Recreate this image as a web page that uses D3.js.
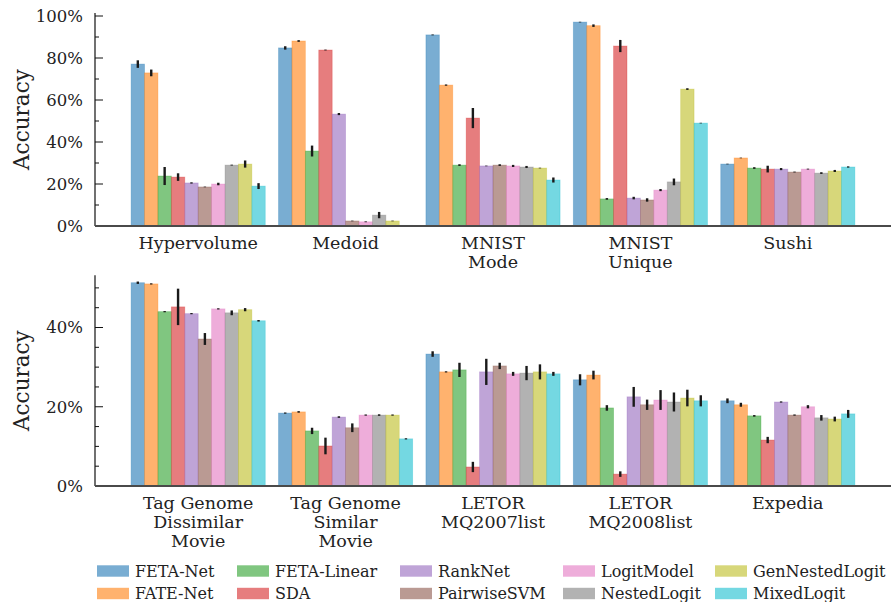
<!DOCTYPE html>
<html>
<head>
<meta charset="utf-8">
<script src="https://d3js.org/d3.v7.min.js"></script>
<style>
  body { margin: 0; background: #fff; }
  svg { display: block; }
  text { font-family: "DejaVu Serif", serif; fill: #222; }
</style>
</head>
<body>
<svg id="chart" width="891" height="602"></svg>
<script>
// models (legend order follows bar order)
var models = ["FETA-Net", "FATE-Net", "FETA-Linear", "SDA", "RankNet",
  "PairwiseSVM", "LogitModel", "NestedLogit", "GenNestedLogit", "MixedLogit"];
var colors = ["#1f77b4", "#ff7f0e", "#2ca02c", "#d62728", "#9467bd",
  "#8c564b", "#e377c2", "#7f7f7f", "#bcbd22", "#17becf"];

// top panel
var topCategories = ["Hypervolume", "Medoid", "MNIST\nMode", "MNIST\nUnique", "Sushi"];
var topValues = [
  [77.1, 72.9, 23.8, 23.3, 20.5, 18.6, 20.0, 29.0, 29.5, 19.0],
  [84.8, 88.1, 35.7, 83.8, 53.3, 2.4, 2.0, 5.2, 2.4, 0.3],
  [91.0, 67.1, 29.0, 51.4, 28.6, 29.0, 28.6, 28.1, 27.6, 21.9],
  [97.1, 95.4, 12.9, 85.7, 13.3, 12.4, 17.1, 21.0, 65.2, 49.0],
  [29.5, 32.4, 27.6, 27.1, 27.1, 25.7, 27.1, 25.2, 26.2, 28.1]
];
var topErrors = [
  [1.8, 1.6, 4.3, 1.8, 0.3, 0.1, 0.6, 0.2, 1.7, 1.4],
  [0.8, 0.4, 2.6, 0.2, 0.5, 0.1, 0.2, 1.5, 0.1, 0.1],
  [0.2, 0.3, 0.4, 4.8, 0.1, 0.4, 0.5, 0.5, 0.1, 1.2],
  [0.1, 0.6, 0.4, 2.9, 0.6, 0.8, 0.5, 1.6, 0.4, 0.1],
  [0.1, 0.1, 0.4, 1.6, 0.5, 0.2, 0.2, 0.4, 0.5, 0.3]
];

// bottom panel
var bottomCategories = ["Tag Genome\nDissimilar\nMovie", "Tag Genome\nSimilar\nMovie",
  "LETOR\nMQ2007list", "LETOR\nMQ2008list", "Expedia"];
var bottomValues = [
  [51.3, 51.0, 44.0, 45.2, 43.5, 37.1, 44.7, 43.7, 44.5, 41.7],
  [18.4, 18.7, 13.9, 10.1, 17.4, 14.7, 17.9, 17.9, 17.9, 11.9],
  [33.3, 28.8, 29.3, 4.8, 28.8, 30.3, 28.3, 28.5, 28.8, 28.3],
  [26.8, 28.0, 19.7, 3.0, 22.5, 20.5, 21.7, 21.2, 22.2, 21.5],
  [21.5, 20.5, 17.7, 11.6, 21.2, 17.9, 20.0, 17.2, 16.9, 18.2]
];
var bottomErrors = [
  [0.3, 0.1, 0.1, 4.6, 0.1, 1.5, 0.1, 0.6, 0.4, 0.2],
  [0.05, 0.2, 0.8, 2.1, 0.2, 1.1, 0.1, 0.2, 0.1, 0.05],
  [0.7, 0.1, 1.8, 1.3, 3.3, 0.8, 0.5, 1.8, 1.9, 0.5],
  [1.4, 1.1, 0.7, 0.7, 2.5, 1.3, 2.5, 2.4, 2.1, 1.4],
  [0.6, 0.5, 0.2, 0.8, 0.1, 0.05, 0.4, 0.7, 0.6, 1.0]
];

var topTicks = [0, 20, 40, 60, 80, 100];
var bottomTicks = [0, 20, 40];

var svg = d3.select("#chart");
var left = 95, right = 891;
var barW = 0.091;

var x = d3.scaleLinear().domain([-0.7, 4.7]).range([left, right]);

function panel(cats, vals, errs, y, ymax, ticks, minorStep, labelY) {
  var g = svg.append("g");

  // bars
  cats.forEach(function (c, i) {
    var gg = g.append("g");
    gg.selectAll("rect").data(vals[i]).enter().append("rect")
      .attr("x", function (d, j) { return x(i - 5 * barW + j * barW); })
      .attr("width", x(barW) - x(0))
      .attr("y", function (d) { return y(d); })
      .attr("height", function (d) { return y(0) - y(d); })
      .attr("fill", function (d, j) { return colors[j]; })
      .attr("fill-opacity", 0.6)
      .attr("stroke", function (d, j) { return colors[j]; })
      .attr("stroke-opacity", 0.35)
      .attr("stroke-width", 0.8);
    gg.selectAll("line").data(vals[i]).enter().append("line")
      .attr("x1", function (d, j) { return x(i - 4.5 * barW + j * barW); })
      .attr("x2", function (d, j) { return x(i - 4.5 * barW + j * barW); })
      .attr("y1", function (d, j) { return y(d - Math.max(errs[i][j], 0.15)); })
      .attr("y2", function (d, j) { return y(d + Math.max(errs[i][j], 0.15)); })
      .attr("stroke", "#1a1a1a")
      .attr("stroke-width", 2.4);
  });

  // y axis: inward ticks, labels only on the majors
  var minor = d3.range(0, ymax + 0.001, minorStep);
  g.selectAll(".minor").data(minor).enter().append("line")
    .attr("x1", left).attr("x2", function (d) { return ticks.indexOf(d) >= 0 ? left + 8 : left + 4; })
    .attr("y1", function (d) { return y(d); }).attr("y2", function (d) { return y(d); })
    .attr("stroke", "#111").attr("stroke-width", 1);
  g.selectAll(".tl").data(ticks).enter().append("text")
    .attr("x", left - 12).attr("y", function (d) { return y(d); })
    .attr("dy", "0.36em").attr("text-anchor", "end")
    .style("font-size", "16.5px").text(function (d) { return d + "%"; });

  var yTopEdge = y(ymax * 1.014 + (ymax < 60 ? 2.5 : 0));
  g.append("line").attr("x1", left).attr("x2", left)
    .attr("y1", y(0)).attr("y2", yTopEdge)
    .attr("stroke", "#111").attr("stroke-width", 1.2);
  g.append("line").attr("x1", left).attr("x2", right)
    .attr("y1", y(0)).attr("y2", y(0))
    .attr("stroke", "#4a4a4a").attr("stroke-width", 2.2);

  // axis title
  var yc = (y(0) + yTopEdge) / 2;
  g.append("text").attr("transform", "translate(29," + yc + ") rotate(-90)")
    .attr("text-anchor", "middle").style("font-size", "21.5px").text("Accuracy");

  // category labels
  cats.forEach(function (c, i) {
    var t = g.append("text").attr("x", x(i)).attr("y", labelY)
      .attr("text-anchor", "middle").style("font-size", "17.5px");
    c.split("\n").forEach(function (line, k) {
      t.append("tspan").attr("x", x(i)).attr("dy", k === 0 ? 0 : 19.3).text(line);
    });
  });
}

var yTop = d3.scaleLinear().domain([0, 100]).range([226, 16]);
var yBottom = d3.scaleLinear().domain([0, 20]).range([486, 406.75]);

panel(topCategories, topValues, topErrors, yTop, 100, topTicks, 10, 248.5);
panel(bottomCategories, bottomValues, bottomErrors, yBottom, 50, bottomTicks, 5, 508.5);

// legend, column-wise order
var legX = [97, 237, 400, 563, 715];
var legY = [571, 593.5];
var leg = svg.append("g");
models.forEach(function (m, j) {
  var cx = legX[Math.floor(j / 2)], cy = legY[j % 2];
  leg.append("rect").attr("x", cx).attr("y", cy - 5.7).attr("width", 32).attr("height", 11.4)
    .attr("fill", colors[j]).attr("fill-opacity", 0.6);
  leg.append("text").attr("x", cx + 38).attr("y", cy).attr("dy", "0.36em")
    .style("font-size", "16px").text(m);
});
</script>
</body>
</html>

##############################

> STATED GOAL
Except for the pictures, print the data above exactly.

> REPLY TO THE TASK
Recreate this image as a web page that uses D3.js.
<!DOCTYPE html>
<html>
<head>
<meta charset="utf-8">
<script src="https://d3js.org/d3.v7.min.js"></script>
<style>
  body { margin: 0; background: #fff; }
  svg { display: block; }
  text { font-family: "DejaVu Serif", serif; fill: #222; }
</style>
</head>
<body>
<svg id="chart" width="891" height="602"></svg>
<script>
// models (legend order follows bar order)
var models = ["FETA-Net", "FATE-Net", "FETA-Linear", "SDA", "RankNet",
  "PairwiseSVM", "LogitModel", "NestedLogit", "GenNestedLogit", "MixedLogit"];
var colors = ["#1f77b4", "#ff7f0e", "#2ca02c", "#d62728", "#9467bd",
  "#8c564b", "#e377c2", "#7f7f7f", "#bcbd22", "#17becf"];

// top panel
var topCategories = ["Hypervolume", "Medoid", "MNIST\nMode", "MNIST\nUnique", "Sushi"];
var topValues = [
  [77.1, 72.9, 23.8, 23.3, 20.5, 18.6, 20.0, 29.0, 29.5, 19.0],
  [84.8, 88.1, 35.7, 83.8, 53.3, 2.4, 2.0, 5.2, 2.4, 0.3],
  [91.0, 67.1, 29.0, 51.4, 28.6, 29.0, 28.6, 28.1, 27.6, 21.9],
  [97.1, 95.4, 12.9, 85.7, 13.3, 12.4, 17.1, 21.0, 65.2, 49.0],
  [29.5, 32.4, 27.6, 27.1, 27.1, 25.7, 27.1, 25.2, 26.2, 28.1]
];
var topErrors = [
  [1.8, 1.6, 4.3, 1.8, 0.3, 0.1, 0.6, 0.2, 1.7, 1.4],
  [0.8, 0.4, 2.6, 0.2, 0.5, 0.1, 0.2, 1.5, 0.1, 0.1],
  [0.2, 0.3, 0.4, 4.8, 0.1, 0.4, 0.5, 0.5, 0.1, 1.2],
  [0.1, 0.6, 0.4, 2.9, 0.6, 0.8, 0.5, 1.6, 0.4, 0.1],
  [0.1, 0.1, 0.4, 1.6, 0.5, 0.2, 0.2, 0.4, 0.5, 0.3]
];

// bottom panel
var bottomCategories = ["Tag Genome\nDissimilar\nMovie", "Tag Genome\nSimilar\nMovie",
  "LETOR\nMQ2007list", "LETOR\nMQ2008list", "Expedia"];
var bottomValues = [
  [51.3, 51.0, 44.0, 45.2, 43.5, 37.1, 44.7, 43.7, 44.5, 41.7],
  [18.4, 18.7, 13.9, 10.1, 17.4, 14.7, 17.9, 17.9, 17.9, 11.9],
  [33.3, 28.8, 29.3, 4.8, 28.8, 30.3, 28.3, 28.5, 28.8, 28.3],
  [26.8, 28.0, 19.7, 3.0, 22.5, 20.5, 21.7, 21.2, 22.2, 21.5],
  [21.5, 20.5, 17.7, 11.6, 21.2, 17.9, 20.0, 17.2, 16.9, 18.2]
];
var bottomErrors = [
  [0.3, 0.1, 0.1, 4.6, 0.1, 1.5, 0.1, 0.6, 0.4, 0.2],
  [0.05, 0.2, 0.8, 2.1, 0.2, 1.1, 0.1, 0.2, 0.1, 0.05],
  [0.7, 0.1, 1.8, 1.3, 3.3, 0.8, 0.5, 1.8, 1.9, 0.5],
  [1.4, 1.1, 0.7, 0.7, 2.5, 1.3, 2.5, 2.4, 2.1, 1.4],
  [0.6, 0.5, 0.2, 0.8, 0.1, 0.05, 0.4, 0.7, 0.6, 1.0]
];

var topTicks = [0, 20, 40, 60, 80, 100];
var bottomTicks = [0, 20, 40];

var svg = d3.select("#chart");
var left = 95, right = 891;
var barW = 0.091;

var x = d3.scaleLinear().domain([-0.7, 4.7]).range([left, right]);

function panel(cats, vals, errs, y, ymax, ticks, minorStep, labelY) {
  var g = svg.append("g");

  // bars
  cats.forEach(function (c, i) {
    var gg = g.append("g");
    gg.selectAll("rect").data(vals[i]).enter().append("rect")
      .attr("x", function (d, j) { return x(i - 5 * barW + j * barW); })
      .attr("width", x(barW) - x(0))
      .attr("y", function (d) { return y(d); })
      .attr("height", function (d) { return y(0) - y(d); })
      .attr("fill", function (d, j) { return colors[j]; })
      .attr("fill-opacity", 0.6)
      .attr("stroke", function (d, j) { return colors[j]; })
      .attr("stroke-opacity", 0.35)
      .attr("stroke-width", 0.8);
    gg.selectAll("line").data(vals[i]).enter().append("line")
      .attr("x1", function (d, j) { return x(i - 4.5 * barW + j * barW); })
      .attr("x2", function (d, j) { return x(i - 4.5 * barW + j * barW); })
      .attr("y1", function (d, j) { return y(d - Math.max(errs[i][j], 0.15)); })
      .attr("y2", function (d, j) { return y(d + Math.max(errs[i][j], 0.15)); })
      .attr("stroke", "#1a1a1a")
      .attr("stroke-width", 2.4);
  });

  // y axis: inward ticks, labels only on the majors
  var minor = d3.range(0, ymax + 0.001, minorStep);
  g.selectAll(".minor").data(minor).enter().append("line")
    .attr("x1", left).attr("x2", function (d) { return ticks.indexOf(d) >= 0 ? left + 8 : left + 4; })
    .attr("y1", function (d) { return y(d); }).attr("y2", function (d) { return y(d); })
    .attr("stroke", "#111").attr("stroke-width", 1);
  g.selectAll(".tl").data(ticks).enter().append("text")
    .attr("x", left - 12).attr("y", function (d) { return y(d); })
    .attr("dy", "0.36em").attr("text-anchor", "end")
    .style("font-size", "16.5px").text(function (d) { return d + "%"; });

  var yTopEdge = y(ymax * 1.014 + (ymax < 60 ? 2.5 : 0));
  g.append("line").attr("x1", left).attr("x2", left)
    .attr("y1", y(0)).attr("y2", yTopEdge)
    .attr("stroke", "#111").attr("stroke-width", 1.2);
  g.append("line").attr("x1", left).attr("x2", right)
    .attr("y1", y(0)).attr("y2", y(0))
    .attr("stroke", "#4a4a4a").attr("stroke-width", 2.2);

  // axis title
  var yc = (y(0) + yTopEdge) / 2;
  g.append("text").attr("transform", "translate(29," + yc + ") rotate(-90)")
    .attr("text-anchor", "middle").style("font-size", "21.5px").text("Accuracy");

  // category labels
  cats.forEach(function (c, i) {
    var t = g.append("text").attr("x", x(i)).attr("y", labelY)
      .attr("text-anchor", "middle").style("font-size", "17.5px");
    c.split("\n").forEach(function (line, k) {
      t.append("tspan").attr("x", x(i)).attr("dy", k === 0 ? 0 : 19.3).text(line);
    });
  });
}

var yTop = d3.scaleLinear().domain([0, 100]).range([226, 16]);
var yBottom = d3.scaleLinear().domain([0, 20]).range([486, 406.75]);

panel(topCategories, topValues, topErrors, yTop, 100, topTicks, 10, 248.5);
panel(bottomCategories, bottomValues, bottomErrors, yBottom, 50, bottomTicks, 5, 508.5);

// legend, column-wise order
var legX = [97, 237, 400, 563, 715];
var legY = [571, 593.5];
var leg = svg.append("g");
models.forEach(function (m, j) {
  var cx = legX[Math.floor(j / 2)], cy = legY[j % 2];
  leg.append("rect").attr("x", cx).attr("y", cy - 5.7).attr("width", 32).attr("height", 11.4)
    .attr("fill", colors[j]).attr("fill-opacity", 0.6);
  leg.append("text").attr("x", cx + 38).attr("y", cy).attr("dy", "0.36em")
    .style("font-size", "16px").text(m);
});
</script>
</body>
</html>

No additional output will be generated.